What is an Election?
An election is a formal decision-making process by which a population of a given area chooses an individual to hold a position of public office.
Elections are the mechanism by which modern democracies operate; since the 17th century, elections have been used to vote and subsequently swear-in an individual to govern or operate under within a public platform.
Elections may fill offices in a legislature, sometimes in the judiciary and executive branches for either regional, local, or federal governments. That being said, elections are not held solely for political purposes; an election may also be used as the formal process to denote or elect officers or private business organizations or corporations.
In a universal sense, elections are used as a tool for selecting representatives in modern forms of democracy.
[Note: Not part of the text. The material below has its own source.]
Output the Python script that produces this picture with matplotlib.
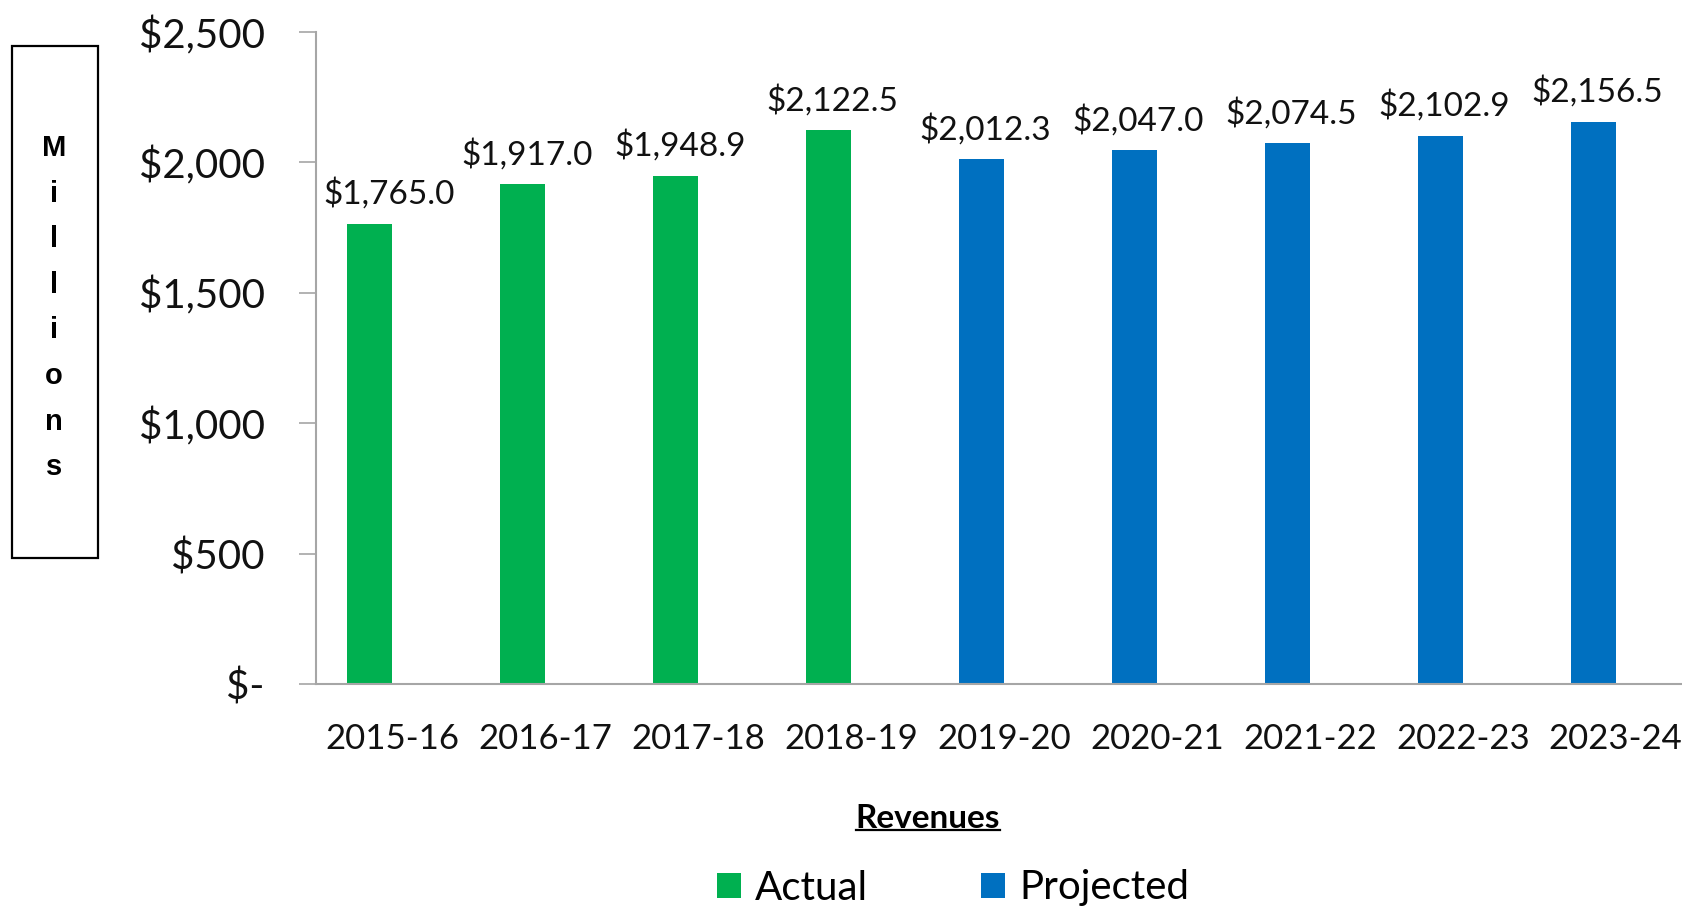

To ‘elect’ a candidate or an officer means “to choose or make a decision.” As a result of this definition, the election process is used to gauge the public opinion in regards to which candidate they would want to fill a position of public office.
In a government sense, elections are held depending on the locale. In the United States (a representative democracy), some positions are not filled through elections—specifically those functions that require a specific skill set (for example judges, who are appointed rather than elected).
In the majority of democratic political systems, there are a range of different types of elections; each election corresponds to different layers of public governance or geographical jurisdiction.
The most common types of election are: The General Election, the Presidential election, the Primary election, a Local election, a Co-option, and a By-election.